Under the Skin: You Too Can Have a Body Like Mine by Alexandra Kleeman

by Alina Cohen

If you choose to read Alexandra Kleeman’s debut novel, You Too Can Have a Body Like Mine, here are a few of the indelible images with which you’ll be presented: A lopped off braid, swallowed slowly by its owner’s roommate; a girl bathing in just salt, begging to go to soccer practice; and a grocery store with only fake food and empty boxes. As a counterbalance to the disorienting nature of her prose, Kleeman begins her story with a stripped down, simple set-up: The city has no name and her characters are designated via letters (A, B, and C), dehumanizing them to the point of structural shell. The story, in essence, is about a woman, her roommate, and her boyfriend, and the triangulation of their relationships that could easily transpire anywhere. A is a young woman who works as a proofreader and lives in an apartment with B, a woman who resembles her. A has a boyfriend, C, with whom things don’t seem quite right. A watches a lot of commercials and spends a lot of time being hungry and not eating. These are characters and roles with which a certain subset of readers will easily be able to identify: the jealous friend or lover, the floundering postgraduate, the millennial seeking meaning.

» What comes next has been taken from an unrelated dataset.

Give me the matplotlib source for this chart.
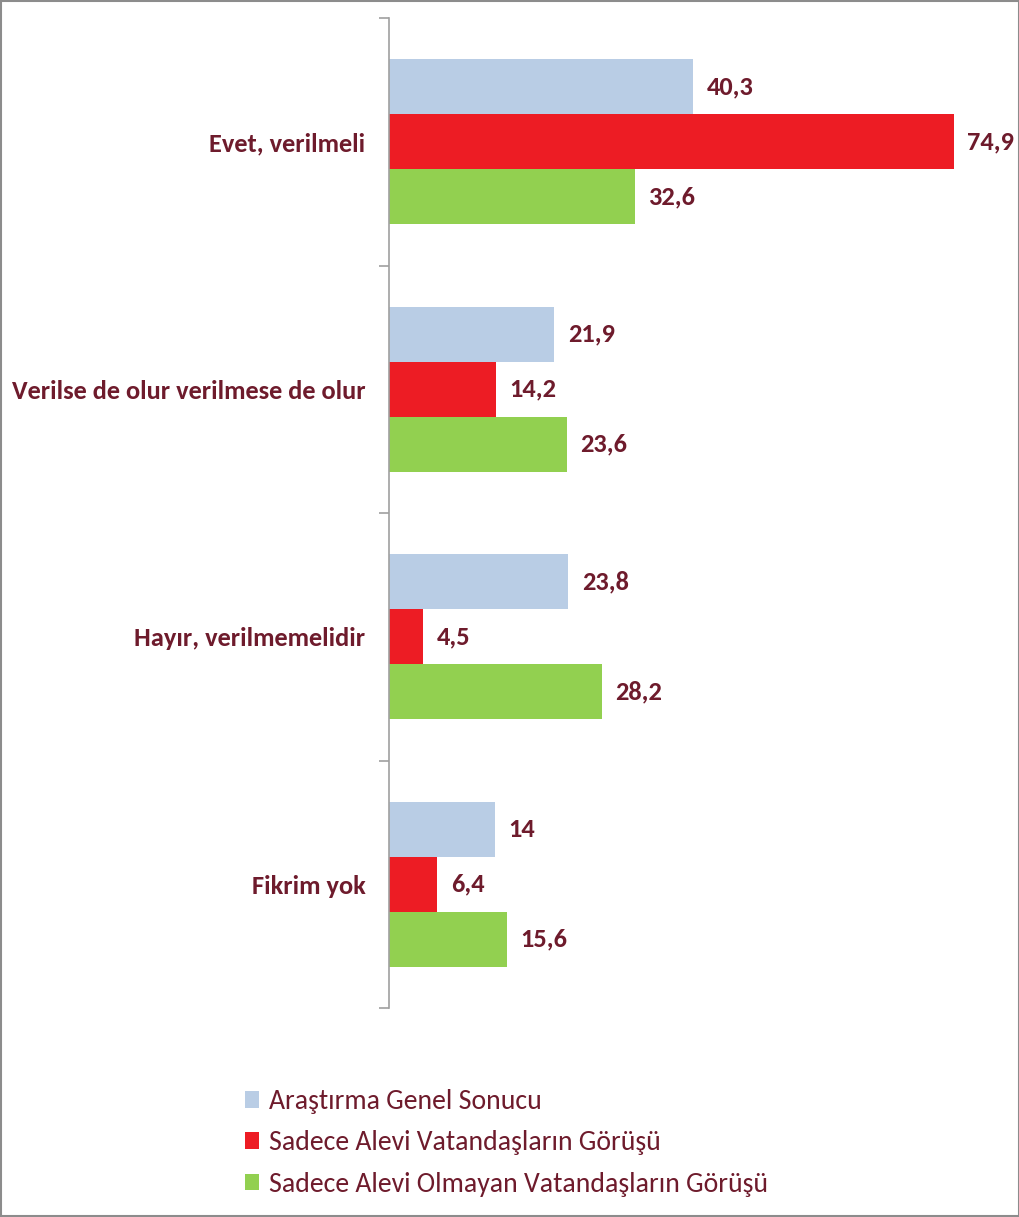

The power of Kleeman’s language lies partially in her descriptions, the way she dissects ordinary activities. Kleeman endows elements of contemporary life with new, strange ideas: a roommate conflict becomes a searing challenge to a woman’s identity, the simple act of cleansing takes on insidious dimensions, and a supermarket adopts a sinister agenda. Kleeman asks her readers to reconsider the mundane activities that comprise their daily lives and the strangeness inherent within. Using the terminology of both destruction and sexuality, Kleeman asks the reader to reconsider the act of eating:

“I dug a cool finger under its skin until I felt cool flesh, then I rooted that finger around and around,” she writes about the manner in which A eats an orange. “The rind tore with a soft, cottony sound, the peel one smooth, blunt piece trailing off the fist of the fruit…My hand ripped a wad of pulp and pushed it through the space between my lips. Juice crawled down the side of my palm.”

Kissing, too, receives the special Kleeman treatment. She writes, “A mouth was a means into a person, but it also offered one of the neatest ways out. Whatever entered that slick passage immediately began pushing through to the other side, emerging unrecognizable and many steps removed from itself… What this meant was… when he kissed me a part of him worked blindly to undo my body. When I put my own mouth on him, the material in my body sized up the material in his, checked to see if it was food or something other, something indigestible that would never truly penetrate.” Again, Kleeman mixes the language of sexuality and destruction, suggesting how intertwined and interrelated the two might in fact be.

There’s a hypnotic quality to her writing, a deep meditation on human activity that moves the writing forward more than shifting characters into different surroundings and circumstances. The plot takes off about two thirds of the way into the book, after A fights with both B and C. She becomes wrapped up in a cult that starves and dehumanizes its members, promoting conformity and a certain colorlessness. But by this point, the reader may not care what happens next; the novel’s suspense derives from the surprises in Kleeman’s language, not in her plot. It’s a strength of the author’s prose that eating an orange or kissing a boyfriend can become a major, thought-provoking action within the novel. Readers will trust Kleeman to take them somewhere new, strange, and surprising, wherever that may be.